START Data block
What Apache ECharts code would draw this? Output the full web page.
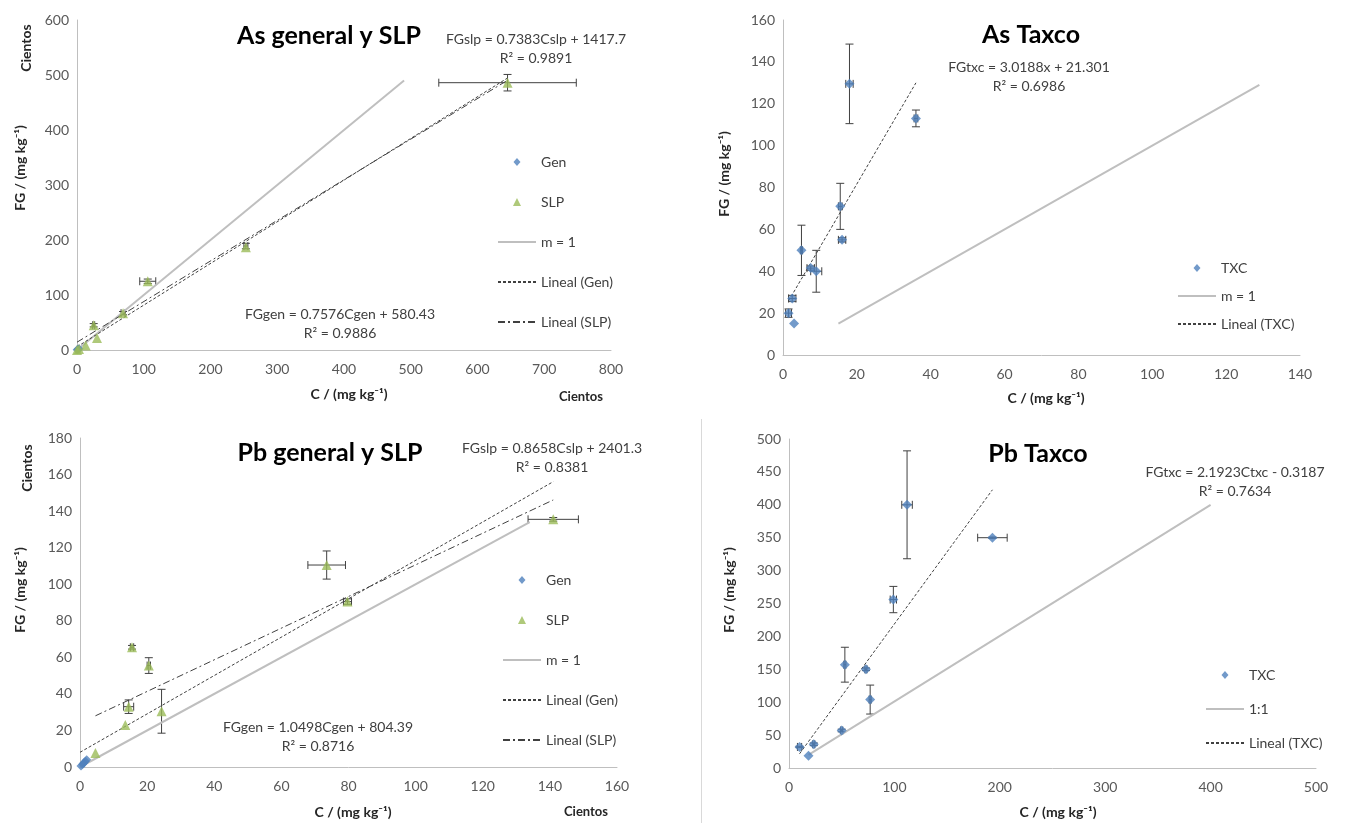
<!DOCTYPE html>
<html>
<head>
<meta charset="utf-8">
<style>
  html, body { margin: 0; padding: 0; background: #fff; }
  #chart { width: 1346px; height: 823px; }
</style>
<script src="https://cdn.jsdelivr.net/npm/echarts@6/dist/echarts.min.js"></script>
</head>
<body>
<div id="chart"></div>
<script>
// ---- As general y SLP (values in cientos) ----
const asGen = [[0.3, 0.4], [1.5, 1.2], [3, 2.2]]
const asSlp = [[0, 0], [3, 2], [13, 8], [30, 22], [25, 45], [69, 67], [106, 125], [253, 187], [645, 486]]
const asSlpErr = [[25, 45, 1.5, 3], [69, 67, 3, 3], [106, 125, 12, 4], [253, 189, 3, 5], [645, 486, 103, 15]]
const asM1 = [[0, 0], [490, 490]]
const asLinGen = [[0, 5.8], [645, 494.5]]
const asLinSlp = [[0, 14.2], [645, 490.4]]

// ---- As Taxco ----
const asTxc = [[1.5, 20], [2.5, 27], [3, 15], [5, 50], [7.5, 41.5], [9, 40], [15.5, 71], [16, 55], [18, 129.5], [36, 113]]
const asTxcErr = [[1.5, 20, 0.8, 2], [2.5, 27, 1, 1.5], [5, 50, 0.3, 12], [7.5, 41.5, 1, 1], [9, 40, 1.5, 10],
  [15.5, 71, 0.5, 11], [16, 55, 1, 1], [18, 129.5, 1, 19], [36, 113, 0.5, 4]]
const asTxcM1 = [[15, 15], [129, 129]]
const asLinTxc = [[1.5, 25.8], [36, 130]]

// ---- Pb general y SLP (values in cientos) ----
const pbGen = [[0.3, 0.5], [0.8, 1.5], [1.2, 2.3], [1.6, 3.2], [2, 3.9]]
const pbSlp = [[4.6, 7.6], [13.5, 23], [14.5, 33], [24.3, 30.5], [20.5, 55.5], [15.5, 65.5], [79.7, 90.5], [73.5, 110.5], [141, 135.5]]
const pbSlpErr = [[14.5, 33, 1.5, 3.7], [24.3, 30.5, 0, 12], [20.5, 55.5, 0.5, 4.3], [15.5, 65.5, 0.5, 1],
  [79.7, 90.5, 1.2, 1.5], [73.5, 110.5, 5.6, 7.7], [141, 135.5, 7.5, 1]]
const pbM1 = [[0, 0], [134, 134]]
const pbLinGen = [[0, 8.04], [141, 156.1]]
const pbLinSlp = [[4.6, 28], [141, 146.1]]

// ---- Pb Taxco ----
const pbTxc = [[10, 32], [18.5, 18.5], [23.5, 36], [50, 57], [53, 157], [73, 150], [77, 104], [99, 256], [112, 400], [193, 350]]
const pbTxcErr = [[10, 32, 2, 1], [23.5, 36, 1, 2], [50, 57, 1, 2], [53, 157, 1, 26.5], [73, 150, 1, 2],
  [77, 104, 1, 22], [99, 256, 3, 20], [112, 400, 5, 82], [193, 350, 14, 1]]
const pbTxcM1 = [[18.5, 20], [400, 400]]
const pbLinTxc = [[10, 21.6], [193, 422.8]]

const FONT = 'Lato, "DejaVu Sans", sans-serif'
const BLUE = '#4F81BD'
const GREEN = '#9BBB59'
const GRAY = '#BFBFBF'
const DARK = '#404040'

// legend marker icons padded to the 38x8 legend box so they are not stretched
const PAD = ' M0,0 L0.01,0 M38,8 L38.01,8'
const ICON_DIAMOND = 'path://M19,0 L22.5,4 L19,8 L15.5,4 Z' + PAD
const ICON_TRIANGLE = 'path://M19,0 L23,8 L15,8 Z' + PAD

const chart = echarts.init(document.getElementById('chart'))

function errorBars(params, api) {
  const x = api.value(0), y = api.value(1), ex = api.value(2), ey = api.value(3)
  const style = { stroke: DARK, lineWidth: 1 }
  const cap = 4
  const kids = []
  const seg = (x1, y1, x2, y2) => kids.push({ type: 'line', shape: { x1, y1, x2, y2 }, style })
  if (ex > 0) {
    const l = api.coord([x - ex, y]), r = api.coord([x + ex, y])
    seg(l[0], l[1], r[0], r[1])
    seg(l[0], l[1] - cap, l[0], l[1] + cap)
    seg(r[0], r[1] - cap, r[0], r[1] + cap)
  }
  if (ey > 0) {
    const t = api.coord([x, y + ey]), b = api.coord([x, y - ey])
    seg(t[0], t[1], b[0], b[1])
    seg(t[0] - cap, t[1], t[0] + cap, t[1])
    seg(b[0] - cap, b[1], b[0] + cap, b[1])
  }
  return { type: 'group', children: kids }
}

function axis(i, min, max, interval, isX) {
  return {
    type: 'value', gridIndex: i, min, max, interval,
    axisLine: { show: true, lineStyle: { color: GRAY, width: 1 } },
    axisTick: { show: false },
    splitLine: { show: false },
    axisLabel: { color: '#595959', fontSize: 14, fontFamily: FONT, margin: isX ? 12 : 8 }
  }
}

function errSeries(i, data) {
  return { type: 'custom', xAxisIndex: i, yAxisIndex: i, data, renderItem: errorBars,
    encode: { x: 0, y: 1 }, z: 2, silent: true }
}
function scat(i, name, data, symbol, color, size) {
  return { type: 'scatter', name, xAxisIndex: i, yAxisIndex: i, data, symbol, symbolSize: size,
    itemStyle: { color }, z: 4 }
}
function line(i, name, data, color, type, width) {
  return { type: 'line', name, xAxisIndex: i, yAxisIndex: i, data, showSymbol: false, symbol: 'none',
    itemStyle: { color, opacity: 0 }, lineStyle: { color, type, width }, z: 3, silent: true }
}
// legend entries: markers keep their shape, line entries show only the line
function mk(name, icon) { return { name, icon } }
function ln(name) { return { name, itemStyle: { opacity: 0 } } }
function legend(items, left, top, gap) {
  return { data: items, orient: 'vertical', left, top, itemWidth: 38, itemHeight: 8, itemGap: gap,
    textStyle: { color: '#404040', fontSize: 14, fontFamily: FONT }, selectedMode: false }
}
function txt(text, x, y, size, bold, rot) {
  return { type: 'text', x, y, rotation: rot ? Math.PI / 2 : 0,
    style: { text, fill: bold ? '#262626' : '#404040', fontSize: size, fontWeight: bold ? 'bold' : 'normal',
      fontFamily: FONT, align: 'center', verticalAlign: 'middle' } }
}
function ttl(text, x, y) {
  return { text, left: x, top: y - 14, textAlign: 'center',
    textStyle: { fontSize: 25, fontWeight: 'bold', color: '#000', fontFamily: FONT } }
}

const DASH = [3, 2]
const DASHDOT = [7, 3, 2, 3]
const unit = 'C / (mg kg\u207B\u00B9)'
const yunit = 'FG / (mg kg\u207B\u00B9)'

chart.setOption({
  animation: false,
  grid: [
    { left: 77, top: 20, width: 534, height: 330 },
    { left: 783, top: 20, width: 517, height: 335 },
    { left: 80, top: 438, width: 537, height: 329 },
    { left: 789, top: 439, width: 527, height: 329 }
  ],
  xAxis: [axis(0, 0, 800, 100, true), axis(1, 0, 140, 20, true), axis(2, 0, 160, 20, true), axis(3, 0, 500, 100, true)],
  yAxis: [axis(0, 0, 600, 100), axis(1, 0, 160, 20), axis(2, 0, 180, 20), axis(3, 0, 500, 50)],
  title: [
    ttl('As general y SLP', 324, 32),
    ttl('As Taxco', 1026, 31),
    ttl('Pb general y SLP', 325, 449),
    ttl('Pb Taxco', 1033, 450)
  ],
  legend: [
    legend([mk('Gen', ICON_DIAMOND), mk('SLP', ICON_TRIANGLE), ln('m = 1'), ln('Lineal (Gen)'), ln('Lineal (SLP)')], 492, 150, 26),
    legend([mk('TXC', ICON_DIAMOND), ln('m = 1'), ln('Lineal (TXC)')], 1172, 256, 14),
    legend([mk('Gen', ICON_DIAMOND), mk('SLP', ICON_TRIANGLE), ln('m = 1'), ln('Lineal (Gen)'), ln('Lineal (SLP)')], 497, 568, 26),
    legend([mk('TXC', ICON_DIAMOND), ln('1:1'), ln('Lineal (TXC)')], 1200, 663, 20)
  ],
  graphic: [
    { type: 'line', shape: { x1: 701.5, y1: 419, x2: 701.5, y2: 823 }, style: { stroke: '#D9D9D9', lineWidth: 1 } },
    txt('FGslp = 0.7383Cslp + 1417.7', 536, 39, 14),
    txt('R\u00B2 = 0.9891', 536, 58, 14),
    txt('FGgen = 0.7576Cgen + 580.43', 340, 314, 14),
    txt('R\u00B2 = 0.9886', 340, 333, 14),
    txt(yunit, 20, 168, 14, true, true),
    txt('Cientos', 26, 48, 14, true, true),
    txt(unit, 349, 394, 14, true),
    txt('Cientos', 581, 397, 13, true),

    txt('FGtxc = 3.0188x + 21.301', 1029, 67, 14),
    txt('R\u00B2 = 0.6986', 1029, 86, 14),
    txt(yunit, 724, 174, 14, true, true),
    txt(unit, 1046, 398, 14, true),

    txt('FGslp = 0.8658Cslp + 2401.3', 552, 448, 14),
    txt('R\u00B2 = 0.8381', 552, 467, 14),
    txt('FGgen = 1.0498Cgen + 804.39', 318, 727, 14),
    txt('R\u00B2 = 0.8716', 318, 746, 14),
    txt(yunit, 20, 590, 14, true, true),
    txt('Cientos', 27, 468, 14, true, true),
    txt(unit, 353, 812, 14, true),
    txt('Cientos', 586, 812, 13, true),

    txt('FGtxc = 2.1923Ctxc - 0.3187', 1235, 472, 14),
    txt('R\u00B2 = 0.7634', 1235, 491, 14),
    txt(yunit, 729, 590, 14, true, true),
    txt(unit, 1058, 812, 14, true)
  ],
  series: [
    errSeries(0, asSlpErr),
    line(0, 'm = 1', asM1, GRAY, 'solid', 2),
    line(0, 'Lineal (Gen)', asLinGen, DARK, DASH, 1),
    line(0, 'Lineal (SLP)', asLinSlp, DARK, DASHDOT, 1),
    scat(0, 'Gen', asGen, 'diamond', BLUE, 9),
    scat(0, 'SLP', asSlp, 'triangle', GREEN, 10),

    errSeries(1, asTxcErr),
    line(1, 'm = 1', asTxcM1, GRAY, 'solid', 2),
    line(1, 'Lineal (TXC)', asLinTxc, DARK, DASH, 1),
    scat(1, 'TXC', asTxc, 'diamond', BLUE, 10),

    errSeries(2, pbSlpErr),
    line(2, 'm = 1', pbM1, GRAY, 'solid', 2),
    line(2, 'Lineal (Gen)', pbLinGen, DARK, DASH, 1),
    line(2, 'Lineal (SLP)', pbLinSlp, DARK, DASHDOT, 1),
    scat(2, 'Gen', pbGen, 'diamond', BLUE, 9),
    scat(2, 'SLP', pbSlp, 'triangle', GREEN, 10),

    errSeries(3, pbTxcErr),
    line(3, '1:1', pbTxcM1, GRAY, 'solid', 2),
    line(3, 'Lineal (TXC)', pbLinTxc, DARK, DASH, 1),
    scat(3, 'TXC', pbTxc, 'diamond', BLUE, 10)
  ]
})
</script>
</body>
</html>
END Data block
§ **Job**: Leave out the pictures and restate, word for word, the lines from the top of the data through the line containing "const asLinSlp = [[0, 14.2], [645, 490.4]]", both included.

§ **Written response**:
What Apache ECharts code would draw this? Output the full web page.
<!DOCTYPE html>
<html>
<head>
<meta charset="utf-8">
<style>
  html, body { margin: 0; padding: 0; background: #fff; }
  #chart { width: 1346px; height: 823px; }
</style>
<script src="https://cdn.jsdelivr.net/npm/echarts@6/dist/echarts.min.js"></script>
</head>
<body>
<div id="chart"></div>
<script>
// ---- As general y SLP (values in cientos) ----
const asGen = [[0.3, 0.4], [1.5, 1.2], [3, 2.2]]
const asSlp = [[0, 0], [3, 2], [13, 8], [30, 22], [25, 45], [69, 67], [106, 125], [253, 187], [645, 486]]
const asSlpErr = [[25, 45, 1.5, 3], [69, 67, 3, 3], [106, 125, 12, 4], [253, 189, 3, 5], [645, 486, 103, 15]]
const asM1 = [[0, 0], [490, 490]]
const asLinGen = [[0, 5.8], [645, 494.5]]
const asLinSlp = [[0, 14.2], [645, 490.4]]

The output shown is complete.